Finding Clients Through Trust
The number one mistake practitioners make: cold-pitching strangers on "AI consulting." Here's what works instead.
Start With People Who Already Trust You
Your first clients are not strangers on LinkedIn. They are people who already know you, respect you, and would take your call. Friends, former colleagues, family members running businesses, people from your community.
These people have problems. They may not frame those problems as "AI opportunities," but that's your job. Ask them what they're struggling with. Listen for pain points. Where does time get wasted? Where do decisions bottleneck? Where does information get lost between systems?
Then offer to help solve one specific problem.
This is not "networking." This is being genuinely useful to people who trust you. The trust already exists. You're adding value to it.
Why Cold Outreach Fails for AI Consulting
Cold outreach works in some industries. AI consulting is not one of them.
The reason is simple: AI work requires access to how a business actually operates, including the messy parts. That access requires trust. A cold email cannot build that trust. But a friend saying "let me show you how I can save your team 10 hours a week" already has it.

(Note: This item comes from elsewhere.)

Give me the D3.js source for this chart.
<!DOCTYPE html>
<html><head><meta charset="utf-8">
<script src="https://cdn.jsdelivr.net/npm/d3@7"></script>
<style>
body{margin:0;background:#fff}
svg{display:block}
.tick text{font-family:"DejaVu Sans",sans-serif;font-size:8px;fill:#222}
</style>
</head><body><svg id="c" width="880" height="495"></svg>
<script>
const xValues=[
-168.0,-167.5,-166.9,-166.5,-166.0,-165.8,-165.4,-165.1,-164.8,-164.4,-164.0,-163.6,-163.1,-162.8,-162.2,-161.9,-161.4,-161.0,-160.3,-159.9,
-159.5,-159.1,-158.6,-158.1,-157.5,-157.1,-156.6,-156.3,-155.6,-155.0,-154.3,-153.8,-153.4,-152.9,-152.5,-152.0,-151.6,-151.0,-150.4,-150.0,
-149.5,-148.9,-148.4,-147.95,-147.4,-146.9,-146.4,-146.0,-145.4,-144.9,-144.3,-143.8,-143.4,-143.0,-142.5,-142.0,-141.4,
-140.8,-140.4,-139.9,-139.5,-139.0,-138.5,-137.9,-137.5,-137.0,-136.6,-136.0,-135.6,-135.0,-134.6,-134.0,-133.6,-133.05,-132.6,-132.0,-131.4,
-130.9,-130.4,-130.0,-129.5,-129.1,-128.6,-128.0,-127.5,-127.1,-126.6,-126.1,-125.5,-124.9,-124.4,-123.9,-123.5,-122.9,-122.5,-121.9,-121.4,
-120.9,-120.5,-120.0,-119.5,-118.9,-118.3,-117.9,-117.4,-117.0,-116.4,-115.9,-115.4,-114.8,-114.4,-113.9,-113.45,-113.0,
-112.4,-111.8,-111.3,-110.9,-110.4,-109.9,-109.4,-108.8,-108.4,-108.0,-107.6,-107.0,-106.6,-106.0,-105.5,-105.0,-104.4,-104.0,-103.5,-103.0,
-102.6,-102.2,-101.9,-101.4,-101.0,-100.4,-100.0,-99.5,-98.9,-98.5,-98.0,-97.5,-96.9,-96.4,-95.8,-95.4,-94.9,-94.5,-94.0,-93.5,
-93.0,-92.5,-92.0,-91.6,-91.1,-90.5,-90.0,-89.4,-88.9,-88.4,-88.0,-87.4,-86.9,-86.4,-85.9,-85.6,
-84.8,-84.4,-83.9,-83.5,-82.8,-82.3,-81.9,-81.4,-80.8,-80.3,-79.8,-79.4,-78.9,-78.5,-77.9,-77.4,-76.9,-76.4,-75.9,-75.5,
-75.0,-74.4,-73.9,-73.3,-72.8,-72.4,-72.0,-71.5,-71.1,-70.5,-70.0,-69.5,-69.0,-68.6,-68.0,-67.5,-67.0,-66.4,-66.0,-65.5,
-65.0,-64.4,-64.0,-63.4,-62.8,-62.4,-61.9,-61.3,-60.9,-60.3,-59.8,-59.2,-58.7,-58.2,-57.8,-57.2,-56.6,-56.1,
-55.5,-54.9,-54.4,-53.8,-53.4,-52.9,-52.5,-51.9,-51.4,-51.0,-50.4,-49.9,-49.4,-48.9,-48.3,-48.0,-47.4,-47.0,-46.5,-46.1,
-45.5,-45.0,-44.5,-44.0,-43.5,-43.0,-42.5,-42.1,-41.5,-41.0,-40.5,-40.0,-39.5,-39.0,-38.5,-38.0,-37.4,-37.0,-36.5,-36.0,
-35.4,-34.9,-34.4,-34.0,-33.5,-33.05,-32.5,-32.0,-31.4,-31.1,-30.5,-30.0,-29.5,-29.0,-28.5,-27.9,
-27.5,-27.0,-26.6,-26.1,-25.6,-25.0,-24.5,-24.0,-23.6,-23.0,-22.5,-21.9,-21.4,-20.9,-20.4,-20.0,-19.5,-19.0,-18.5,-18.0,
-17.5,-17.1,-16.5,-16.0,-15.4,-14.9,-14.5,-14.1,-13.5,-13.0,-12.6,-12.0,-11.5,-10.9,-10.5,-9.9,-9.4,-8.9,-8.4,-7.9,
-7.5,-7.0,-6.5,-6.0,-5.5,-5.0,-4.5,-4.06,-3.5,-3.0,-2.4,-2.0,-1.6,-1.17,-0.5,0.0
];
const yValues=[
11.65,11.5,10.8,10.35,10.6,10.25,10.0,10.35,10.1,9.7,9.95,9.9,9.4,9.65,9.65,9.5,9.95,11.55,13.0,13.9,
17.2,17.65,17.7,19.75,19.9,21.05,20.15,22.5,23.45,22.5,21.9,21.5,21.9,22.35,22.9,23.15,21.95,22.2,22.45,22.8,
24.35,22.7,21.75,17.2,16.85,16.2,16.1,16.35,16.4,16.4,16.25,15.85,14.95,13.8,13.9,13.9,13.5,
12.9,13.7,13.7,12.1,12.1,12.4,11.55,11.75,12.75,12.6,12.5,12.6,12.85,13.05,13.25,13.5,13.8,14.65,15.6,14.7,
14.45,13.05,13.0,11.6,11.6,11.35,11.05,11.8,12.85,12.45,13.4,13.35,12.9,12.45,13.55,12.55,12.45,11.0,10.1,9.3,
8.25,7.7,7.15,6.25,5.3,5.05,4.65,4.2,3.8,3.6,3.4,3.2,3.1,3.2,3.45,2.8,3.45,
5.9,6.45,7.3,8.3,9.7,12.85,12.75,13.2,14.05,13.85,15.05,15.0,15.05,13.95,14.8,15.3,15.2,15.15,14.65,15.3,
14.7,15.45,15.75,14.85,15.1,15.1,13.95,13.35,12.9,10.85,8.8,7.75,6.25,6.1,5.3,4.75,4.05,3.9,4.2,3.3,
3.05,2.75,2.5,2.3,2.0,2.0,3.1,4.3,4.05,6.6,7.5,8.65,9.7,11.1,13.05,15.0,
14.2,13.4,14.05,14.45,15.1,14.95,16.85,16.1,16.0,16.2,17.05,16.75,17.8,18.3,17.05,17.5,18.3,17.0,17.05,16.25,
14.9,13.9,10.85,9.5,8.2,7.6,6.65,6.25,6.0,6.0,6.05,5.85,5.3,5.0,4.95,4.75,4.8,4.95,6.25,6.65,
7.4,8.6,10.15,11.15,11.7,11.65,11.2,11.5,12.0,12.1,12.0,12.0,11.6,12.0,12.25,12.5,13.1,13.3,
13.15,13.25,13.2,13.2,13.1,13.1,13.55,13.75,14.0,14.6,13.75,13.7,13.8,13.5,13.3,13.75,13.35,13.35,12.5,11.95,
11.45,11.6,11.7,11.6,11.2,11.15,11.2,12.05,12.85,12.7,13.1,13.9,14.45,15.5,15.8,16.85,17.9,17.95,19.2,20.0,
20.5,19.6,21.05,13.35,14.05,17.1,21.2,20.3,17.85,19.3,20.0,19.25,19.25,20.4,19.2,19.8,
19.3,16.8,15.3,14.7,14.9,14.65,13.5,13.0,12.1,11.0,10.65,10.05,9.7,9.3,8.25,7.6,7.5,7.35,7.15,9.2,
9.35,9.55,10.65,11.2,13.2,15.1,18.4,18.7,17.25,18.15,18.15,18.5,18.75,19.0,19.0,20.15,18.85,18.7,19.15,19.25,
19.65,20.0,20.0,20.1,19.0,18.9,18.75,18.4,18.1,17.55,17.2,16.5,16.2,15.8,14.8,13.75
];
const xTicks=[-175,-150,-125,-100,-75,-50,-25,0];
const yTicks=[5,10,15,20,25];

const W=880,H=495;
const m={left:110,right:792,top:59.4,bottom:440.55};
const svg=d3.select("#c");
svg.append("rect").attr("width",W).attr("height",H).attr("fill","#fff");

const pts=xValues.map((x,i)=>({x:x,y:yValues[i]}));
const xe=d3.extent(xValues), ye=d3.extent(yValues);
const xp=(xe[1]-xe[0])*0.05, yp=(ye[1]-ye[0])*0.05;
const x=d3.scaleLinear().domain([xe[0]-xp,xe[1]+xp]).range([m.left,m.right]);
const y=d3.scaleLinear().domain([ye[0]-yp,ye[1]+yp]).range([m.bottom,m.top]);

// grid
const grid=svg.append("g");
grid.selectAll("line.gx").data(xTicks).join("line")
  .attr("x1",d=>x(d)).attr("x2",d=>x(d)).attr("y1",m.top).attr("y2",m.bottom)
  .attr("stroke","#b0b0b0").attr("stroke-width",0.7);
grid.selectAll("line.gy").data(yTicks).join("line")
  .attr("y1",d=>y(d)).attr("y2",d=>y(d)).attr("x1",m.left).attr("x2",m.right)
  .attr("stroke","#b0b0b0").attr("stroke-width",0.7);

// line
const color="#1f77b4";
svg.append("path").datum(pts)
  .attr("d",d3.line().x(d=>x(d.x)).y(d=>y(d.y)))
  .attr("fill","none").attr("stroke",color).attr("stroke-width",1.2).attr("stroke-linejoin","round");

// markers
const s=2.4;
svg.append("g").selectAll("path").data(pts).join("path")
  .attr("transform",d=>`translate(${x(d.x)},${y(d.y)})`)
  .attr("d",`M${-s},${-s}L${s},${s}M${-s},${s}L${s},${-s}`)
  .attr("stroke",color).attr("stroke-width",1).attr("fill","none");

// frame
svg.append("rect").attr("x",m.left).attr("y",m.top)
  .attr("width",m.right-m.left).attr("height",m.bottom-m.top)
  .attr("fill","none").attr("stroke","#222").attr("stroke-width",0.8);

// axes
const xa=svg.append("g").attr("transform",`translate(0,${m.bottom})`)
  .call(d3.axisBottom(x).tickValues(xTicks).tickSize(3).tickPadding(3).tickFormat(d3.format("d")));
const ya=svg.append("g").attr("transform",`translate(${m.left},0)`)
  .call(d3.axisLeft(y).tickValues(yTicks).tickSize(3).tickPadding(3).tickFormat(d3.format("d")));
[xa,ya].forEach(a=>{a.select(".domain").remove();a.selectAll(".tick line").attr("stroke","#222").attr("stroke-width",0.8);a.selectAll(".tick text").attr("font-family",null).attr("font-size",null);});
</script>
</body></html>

Every successful AI consultant we've talked to built their practice the same way: starting with people who already knew them.
The Referral Flywheel
Once you deliver results for one person, three things happen:
- They want more. Every organization has dozens of problems. Solving one earns you the right to solve the next.
- They tell people about you. Happy clients are your marketing department. You don't need a budget. You need one person who can honestly say "this person transformed how we work."
- You learn. Every engagement makes you better at scoping, delivering, and pricing. Your second project is better than your first. Your tenth is dramatically better.
This creates a flywheel: trust leads to a pilot, the pilot delivers results, results earn referrals, referrals bring new trusted relationships, and you repeat. Each cycle compounds. You don't need a marketing budget. You need one happy client.
How to Listen for Opportunities
When you're talking to people in your network, listen for these signals:
- "We spend hours every week on [manual process]"
- "Our data is all over the place"
- "I wish we could just [thing that AI can clearly do]"
- "We tried [AI tool] but couldn't make it work"
- "I know we should be doing something with AI but I don't know where to start"
These are all entry points. Don't pitch a solution immediately. Ask more questions. Understand the workflow. Then come back with a specific, scoped proposal.
The Anti-Pitch
The most effective "pitch" is not a pitch at all. It sounds like this:
"I've been working with AI tools a lot and I think I could save your team real time on [specific thing you heard them complain about]. Want me to put together a quick proposal? No pressure."
That's it. No deck. No case study. No pricing sheet. Just a human being offering to help someone they care about with a skill they have.
If the answer is yes, move to the pilot approach.
What This Is Not
This is not a strategy for scaling to 100 clients. It's a strategy for getting your first five. Those first five will teach you everything you need to know about what kind of work you're good at, what kind of clients you enjoy, and what your practice should look like.
Scale comes later. Trust comes first.